Required work » Pick every line from the data that holds the word "source".

Provided data »
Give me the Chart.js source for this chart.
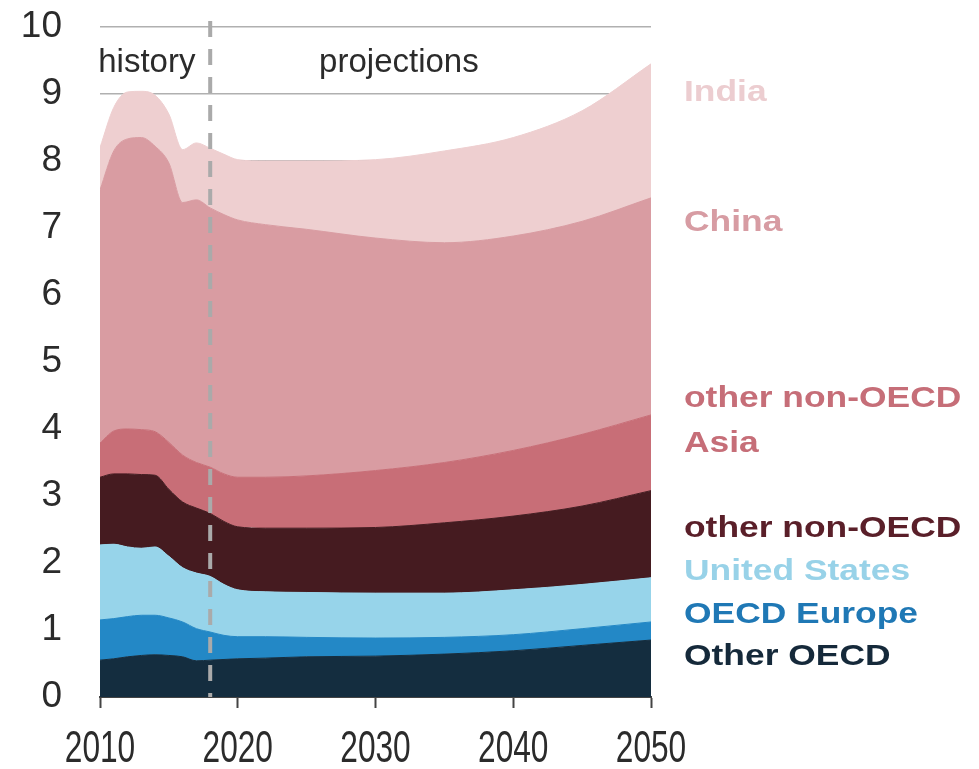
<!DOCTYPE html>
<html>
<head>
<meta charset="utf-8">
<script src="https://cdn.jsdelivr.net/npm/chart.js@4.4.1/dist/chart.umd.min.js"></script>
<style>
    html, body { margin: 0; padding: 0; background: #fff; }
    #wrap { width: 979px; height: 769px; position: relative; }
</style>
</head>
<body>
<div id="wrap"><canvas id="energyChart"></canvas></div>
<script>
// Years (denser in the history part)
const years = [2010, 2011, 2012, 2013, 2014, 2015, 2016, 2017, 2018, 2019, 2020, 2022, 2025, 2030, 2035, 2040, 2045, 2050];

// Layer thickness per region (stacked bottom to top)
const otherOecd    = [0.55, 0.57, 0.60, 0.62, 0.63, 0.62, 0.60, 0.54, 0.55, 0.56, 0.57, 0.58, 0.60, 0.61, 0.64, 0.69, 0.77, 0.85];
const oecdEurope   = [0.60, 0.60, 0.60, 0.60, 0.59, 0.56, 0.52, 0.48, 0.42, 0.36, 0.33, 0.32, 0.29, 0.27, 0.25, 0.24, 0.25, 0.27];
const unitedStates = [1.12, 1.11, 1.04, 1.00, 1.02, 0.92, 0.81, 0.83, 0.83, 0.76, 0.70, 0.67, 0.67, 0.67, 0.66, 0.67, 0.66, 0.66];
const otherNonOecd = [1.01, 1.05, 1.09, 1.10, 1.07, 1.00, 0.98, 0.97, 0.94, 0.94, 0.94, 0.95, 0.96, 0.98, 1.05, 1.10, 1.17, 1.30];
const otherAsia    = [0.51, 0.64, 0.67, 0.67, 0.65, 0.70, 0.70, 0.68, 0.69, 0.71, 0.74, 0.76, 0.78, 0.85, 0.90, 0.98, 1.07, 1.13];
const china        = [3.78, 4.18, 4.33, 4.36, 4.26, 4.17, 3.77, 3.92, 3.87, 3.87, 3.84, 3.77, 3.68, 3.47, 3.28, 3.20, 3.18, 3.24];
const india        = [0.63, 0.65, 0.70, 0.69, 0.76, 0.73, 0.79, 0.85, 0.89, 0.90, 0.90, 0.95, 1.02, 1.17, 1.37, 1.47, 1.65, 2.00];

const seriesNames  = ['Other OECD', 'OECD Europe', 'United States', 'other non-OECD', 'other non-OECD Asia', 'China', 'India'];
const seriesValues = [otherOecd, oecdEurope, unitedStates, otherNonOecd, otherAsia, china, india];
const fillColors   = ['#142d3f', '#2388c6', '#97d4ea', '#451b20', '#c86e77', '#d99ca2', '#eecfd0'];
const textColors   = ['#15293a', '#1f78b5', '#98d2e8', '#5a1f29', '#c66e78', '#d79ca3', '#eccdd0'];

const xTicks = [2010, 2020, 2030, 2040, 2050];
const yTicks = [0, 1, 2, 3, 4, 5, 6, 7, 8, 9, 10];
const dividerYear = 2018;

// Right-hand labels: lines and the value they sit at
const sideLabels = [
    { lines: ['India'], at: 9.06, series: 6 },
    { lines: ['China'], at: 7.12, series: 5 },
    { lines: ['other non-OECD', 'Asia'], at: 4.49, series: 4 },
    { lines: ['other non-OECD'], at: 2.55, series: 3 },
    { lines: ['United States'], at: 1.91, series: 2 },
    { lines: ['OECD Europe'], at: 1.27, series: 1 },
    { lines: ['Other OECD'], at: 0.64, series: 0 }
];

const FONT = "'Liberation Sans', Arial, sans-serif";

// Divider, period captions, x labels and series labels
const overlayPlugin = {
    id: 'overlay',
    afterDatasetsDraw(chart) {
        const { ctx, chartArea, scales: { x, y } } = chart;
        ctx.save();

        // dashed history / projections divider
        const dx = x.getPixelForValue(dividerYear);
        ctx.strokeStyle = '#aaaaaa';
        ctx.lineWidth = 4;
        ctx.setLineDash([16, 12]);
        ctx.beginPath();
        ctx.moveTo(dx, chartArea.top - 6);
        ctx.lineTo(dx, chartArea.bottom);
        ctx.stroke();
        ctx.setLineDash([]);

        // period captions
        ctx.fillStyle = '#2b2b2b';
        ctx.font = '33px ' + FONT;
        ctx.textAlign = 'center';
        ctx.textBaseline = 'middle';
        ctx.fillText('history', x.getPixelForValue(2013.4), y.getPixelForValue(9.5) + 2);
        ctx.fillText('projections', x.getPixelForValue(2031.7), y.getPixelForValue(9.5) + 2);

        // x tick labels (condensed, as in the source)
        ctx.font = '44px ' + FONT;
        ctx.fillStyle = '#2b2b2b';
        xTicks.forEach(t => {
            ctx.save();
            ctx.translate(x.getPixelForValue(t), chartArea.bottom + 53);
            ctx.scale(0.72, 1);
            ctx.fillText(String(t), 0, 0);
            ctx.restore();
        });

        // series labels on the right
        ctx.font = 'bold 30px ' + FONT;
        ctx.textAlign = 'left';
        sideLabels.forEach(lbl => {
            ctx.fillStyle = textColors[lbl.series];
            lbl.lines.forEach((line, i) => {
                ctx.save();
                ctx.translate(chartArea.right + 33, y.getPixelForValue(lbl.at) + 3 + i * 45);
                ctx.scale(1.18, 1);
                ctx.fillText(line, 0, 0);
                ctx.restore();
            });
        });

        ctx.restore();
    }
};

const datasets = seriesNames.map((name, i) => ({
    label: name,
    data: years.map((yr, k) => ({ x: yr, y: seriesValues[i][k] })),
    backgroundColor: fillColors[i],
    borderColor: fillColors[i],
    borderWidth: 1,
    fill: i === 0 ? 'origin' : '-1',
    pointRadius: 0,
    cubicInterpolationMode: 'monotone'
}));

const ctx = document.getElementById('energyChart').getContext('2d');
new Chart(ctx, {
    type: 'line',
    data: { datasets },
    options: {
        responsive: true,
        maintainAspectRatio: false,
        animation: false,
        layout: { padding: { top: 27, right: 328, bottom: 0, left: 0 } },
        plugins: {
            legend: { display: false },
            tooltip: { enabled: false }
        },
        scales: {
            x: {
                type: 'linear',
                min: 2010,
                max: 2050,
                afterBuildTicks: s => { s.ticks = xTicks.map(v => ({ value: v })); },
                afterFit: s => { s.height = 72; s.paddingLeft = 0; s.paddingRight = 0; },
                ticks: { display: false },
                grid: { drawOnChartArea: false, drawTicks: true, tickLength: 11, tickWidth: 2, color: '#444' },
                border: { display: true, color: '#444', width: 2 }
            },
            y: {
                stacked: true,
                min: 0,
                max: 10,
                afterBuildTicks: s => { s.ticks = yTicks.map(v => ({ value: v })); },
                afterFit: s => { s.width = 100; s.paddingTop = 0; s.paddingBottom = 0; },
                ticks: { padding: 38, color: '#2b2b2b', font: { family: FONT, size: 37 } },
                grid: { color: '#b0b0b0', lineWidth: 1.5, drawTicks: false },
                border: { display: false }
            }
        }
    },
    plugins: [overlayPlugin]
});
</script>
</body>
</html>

Task result »
Give me the Chart.js source for this chart.
        // x tick labels (condensed, as in the source)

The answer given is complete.